One solution to the problems associated with leaving a property unoccupied is to let it, though this can create difficulties if you are trying to sell.

The most popular way for landlords to let a property, secure in the knowledge that they can regain possession at the end of the term, is to grant an assured shorthold tenancy. However, such tenancies must last for no less than six months.

Apart from burglary, the other worry for owners of unoccupied property is the increased threat of squatters. Joy Bailey, a solicitor with the Exeter law firm Ansty Sargent & Probert, said: 'The law governing squatters does have teeth, but if the correct legal procedures are not followed it is likely to bite back with a vengeance. The procedure for reclaiming a building where the squatters did not have permission to enter is relatively simple and speedy.'

The owners must show that they own the property, usually by means of title deeds. The necessary documents can be prepared and served by an experienced solictor within hours. The court will usually provide a hearing date within five days. If the court is satisfied that the squatters' entry was unlawful it will issue an immediate warrant for possession to the court bailiffs. The bailiffs will enforce the judgment as soon as possible.

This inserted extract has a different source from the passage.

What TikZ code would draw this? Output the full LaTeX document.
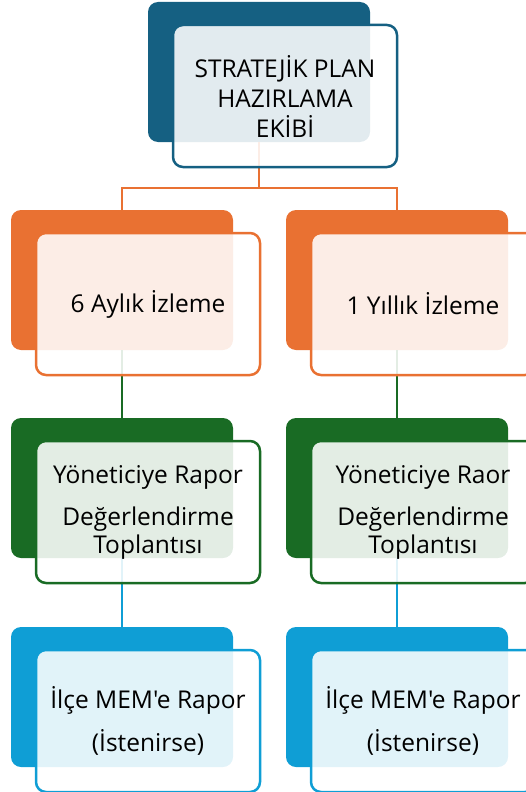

As Joy Bailey explains, obtaining possession can be costly: 'Under this procedure you can claim only possession but not financial damages. The defendants will almost certainly be unemployed and untraceable after eviction so they are unlikely to bear the legal costs.'

Those who discover squatters are advised to act swiftly; delay may be construed as acquiescence. The squatters should not be given even a temporary right to remain and all services, such as electricity or water supply, should be cut immediately.

Joy Bailey strongly advises owners against taking matters into their own hands. She comments: 'You must keep the law on your side. The squatters will be aware that they have rights too and will go straight to the Citizens' Advice Bureau for help. They may be granted emergency legal aid if the owner has acted outside the law.'

Worse could follow: if force or violence is used, the squatters may be able to sue for assault or be granted an injunction that would allow them to remain in the property while matters are resolved. The owner could even end up with a criminal record.